04 dicembre 2014, 09:37

Redazione ANSA

ANSACheck
(di Cristiana Missori) (ANSAmed) - ROMA, 4 DIC - Lentamente, non senza fatica e timori, il mondo dell'arte in Egitto torna a sognare.

''Convivere con il terrorismo e gli attentati è difficile, ma ormai ci siamo quasi abituati. Quel che è cambiato è il nostro stato d'animo. Ora parliamo di stagioni e programmazioni future''. A dare uno spaccato di quanto accade in ambito artistico è Ines Abdel Dayem, presidente del prestigioso Teatro dell'Opera del Cairo, istituzione culturale egiziana che vanta 144 anni di storia. Tra dicembre 2011 e l'estate del 2013 aveva già ricoperto questa incarico, per poi essere cacciata dalla Fratellanza musulmana al potere. Tornata al posto di comando, oggi parla con maggiore entusiasmo. ''Sono molto contenta di avere superato quel momento e, soprattutto, di riuscire finalmente a guardare avanti, alla stagione 2015-2016, senza annullare concerti, rappresentazioni o mostre'', racconta da Roma dove questa sera si esibirà in concerto, insieme all'orchestra dell'Opera House, all'Accademia d'Egitto che in occasione di Festa d'Africa, la dodicesima edizione del Festival Internazionale delle culture dell'Africa Contemporanea, in corso nella capitale fino all'8 dicembre, ospita una mostra fotografica dedicata ai volti delle donne africane. Poco prima di essere mandata via, parlava di ''risorse ridotte ai minimi termini, perdita degli sponsor, esibizioni di troupe e artisti stranieri ridotte all'osso e Paesi che ''ci avevano girato le spalle''. Durante la presidenza di Mohamed Morsi, rammenta, ''la parola d'ordine era 'sopravvivenza'. ''Sopravvivere al degrado culturale e politico che stava vivendo il Paese'', spiega Abdel Dayem, flautista, una laurea al Conservatorio del Cairo, un Phd a l'Ecole normale de Musique di Parigi, gia' vicepresidente dell'Accademia delle Arti e ex direttore dell'Orchestra sinfonica del Cairo. Fino a quel momento, ricordava in una precedente intervista al Cairo, ''nessuno era riuscito a mettere le mani su questa storica istituzione''. Piu' antico teatro dell'opera del Medio Oriente, costruito per volere del Khedive Ismail nel 1869 in occasione dell'apertura del Canale di Suez, l'edificio originario fu distrutto da un incendio nel 1971.

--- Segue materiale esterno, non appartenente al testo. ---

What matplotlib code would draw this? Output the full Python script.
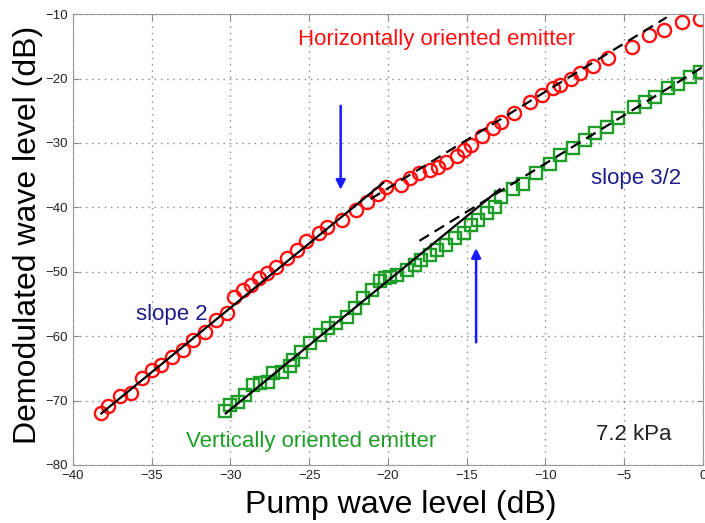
import matplotlib
matplotlib.use('Agg')
import matplotlib.pyplot as plt
import numpy as np

# horizontally oriented emitter (circles)
h_pump = [-38.2, -37.8, -37.0, -36.3, -35.6, -35.0, -34.4, -33.7, -33.0, -32.4,
          -31.6, -30.9, -30.2, -29.8, -29.2, -28.7, -28.2, -27.7, -27.1, -26.4,
          -25.8, -25.2, -24.4, -23.9, -22.9, -22.0, -21.3, -20.6, -20.1, -19.2,
          -18.6, -18.0, -17.3, -16.8, -16.3, -15.6, -15.2, -14.7, -14.0, -13.3,
          -12.8, -12.0, -11.0, -10.2, -9.5, -9.1, -8.4, -7.8, -7.0, -6.0,
          -4.5, -3.4, -2.5, -1.3, -0.2]
h_demod = [-71.9, -70.9, -69.3, -68.9, -66.5, -65.3, -64.5, -63.3, -62.2, -60.6,
           -59.3, -57.5, -56.4, -53.9, -52.8, -52.1, -51.0, -50.2, -49.2, -47.9,
           -46.6, -45.3, -44.0, -43.0, -42.0, -40.4, -39.2, -38.0, -36.8, -36.5,
           -35.5, -34.7, -34.2, -33.7, -32.9, -32.1, -31.1, -30.3, -28.9, -27.7,
           -26.7, -25.4, -23.6, -22.5, -21.4, -21.0, -20.1, -19.2, -18.1, -16.8,
           -15.1, -13.3, -12.5, -11.2, -10.7]

# vertically oriented emitter (squares)
v_pump = [-30.35, -30.0, -29.5, -29.1, -28.55, -28.1, -27.6, -27.3, -26.75, -26.2,
          -26.0, -25.5, -24.95, -24.3, -23.8, -23.3, -22.6, -22.1, -21.6, -21.0,
          -20.5, -20.2, -19.9, -19.45, -18.8, -18.3, -17.9, -17.3, -16.9, -16.3,
          -15.75, -15.2, -14.7, -14.3, -13.7, -13.2, -12.8, -12.05, -11.4, -10.6,
          -9.7, -9.1, -8.25, -7.5, -6.85, -6.1, -5.4, -4.4, -3.7, -3.05,
          -2.2, -1.6, -0.8, -0.2]
v_demod = [-71.7, -70.7, -70.2, -69.1, -67.6, -67.3, -67.1, -65.8, -65.5, -64.7,
           -63.7, -62.4, -61.1, -59.8, -58.8, -58.0, -57.0, -55.6, -54.1, -52.8,
           -51.5, -51.0, -50.8, -50.5, -49.7, -49.0, -48.2, -47.4, -46.6, -45.9,
           -44.8, -44.0, -42.7, -42.0, -40.9, -39.9, -38.4, -37.1, -36.3, -34.7,
           -33.2, -31.9, -30.8, -29.6, -28.5, -27.5, -26.2, -24.4, -23.6, -22.8,
           -21.5, -20.8, -19.7, -19.0]

# fitted lines: (x start, x end, slope, intercept, style)
fits = [(-38.2, -20.3, 2.0, 4.4, '-'),
        (-21.1, -2.3, 1.5, -7.05, '--'),
        (-30.3, -12.9, 2.0, -11.4, '-'),
        (-18.0, 0.0, 1.5, -18.2, '--')]

plt.rcParams['font.family'] = ['Liberation Sans', 'DejaVu Sans']

fig = plt.figure(figsize=(7.05, 5.23), dpi=100)
ax = fig.add_axes([0.1035, 0.111, 0.8935, 0.862])

red = '#ff1010'
green = '#1e9e28'
navy = '#1c1c8a'
blue = '#1a1aff'

ax.plot(h_pump, h_demod, 'o', mfc='none', mec=red, ms=9.5, mew=1.7, zorder=2)
ax.plot(v_pump, v_demod, 's', mfc='none', mec=green, ms=8.5, mew=1.7, zorder=2)

for x0, x1, k, b, ls in fits:
    xs = np.array([x0, x1])
    ax.plot(xs, k * xs + b, color='black', ls=ls, lw=1.6, zorder=3,
            dashes=(5, 3) if ls == '--' else (None, None))

ax.annotate('', xy=(-23.0, -37.7), xytext=(-23.0, -23.8),
            arrowprops=dict(arrowstyle='-|>', color=blue, lw=1.8, mutation_scale=14))
ax.annotate('', xy=(-14.4, -45.9), xytext=(-14.4, -61.4),
            arrowprops=dict(arrowstyle='-|>', color=blue, lw=1.8, mutation_scale=14))

fs = 16
ax.text(-16.9, -14.0, 'Horizontally oriented emitter', color=red, fontsize=fs,
        ha='center', va='center')
ax.text(-24.9, -76.4, 'Vertically oriented emitter', color=green, fontsize=fs,
        ha='center', va='center')
ax.text(-33.7, -56.7, 'slope 2', color=navy, fontsize=fs, ha='center', va='center')
ax.text(-4.25, -35.5, 'slope 3/2', color=navy, fontsize=fs, ha='center', va='center')
ax.text(-4.4, -75.3, '7.2 kPa', color='#222222', fontsize=fs, ha='center', va='center')

ax.set_xlim(-40, 0)
ax.set_ylim(-80, -10)
ax.set_xticks(np.arange(-40, 1, 5))
ax.set_yticks(np.arange(-80, -9, 10))
ax.grid(True, ls=(0, (1, 3.5)), color='#888888', lw=1.0)
ax.tick_params(direction='in', labelsize=9.5, color='#888888', length=4,
               top=True, right=True, labelcolor='#222222')
for s in ax.spines.values():
    s.set_color('#999999')

ax.set_xlabel('Pump wave level (dB)', fontsize=23)
ax.set_ylabel('Demodulated wave level (dB)', fontsize=23)
ax.xaxis.set_label_coords(0.52, -0.055, transform=ax.transAxes)
ax.xaxis.label.set_va('top')
ax.yaxis.set_label_coords(-0.048, 0.51, transform=ax.transAxes)

fig.savefig('out.png', dpi=100)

L'attuale complesso che oltre a una serie di teatri ospita un museo, due gallerie (di Arte contemporanea e di Belle Arti), nonche' un paio di spazi espositivi che ospitano mostre temporanee, e' stato realizzato grazie al sostegno finanziario del governo giapponese. In questo 2014 le cose sembrano andare meglio, malgrado la ristrettezza di fondi e i continui attacchi terroristici, ''siamo tornati a guardare al futuro, a portare avanti il nostro programma e non siamo stati costretti ad annullare nessuna esibizione e siamo tornati ad avere compagnie straniere''.

Tornano l'Argentina, l'India, la Russia e ''speriamo anche l'Italia, sempre più in forze'', auspica. ''Sto provando a organizzare un incontro con i vertici del Teatro dell'Opera di Roma per febbraio'', fa sapere. Arduo immaginare in che modo, viste le enormi difficoltà finanziare in cui versa l'istituzione romana. C'è però una cosa che continua a mancare, conclude Abdel Dayem. ''La libertà''. Al di là della legge o delle imposizioni del governo. ''Abbiamo bisogno di essere liberi completamente'' e questo appare impossibile. ''E' la società e la mentalità che a tutt'oggi esiste nel Paese a ostacolare maggiormente l'arte in tutte le sue declinazioni''. (ANSAmed).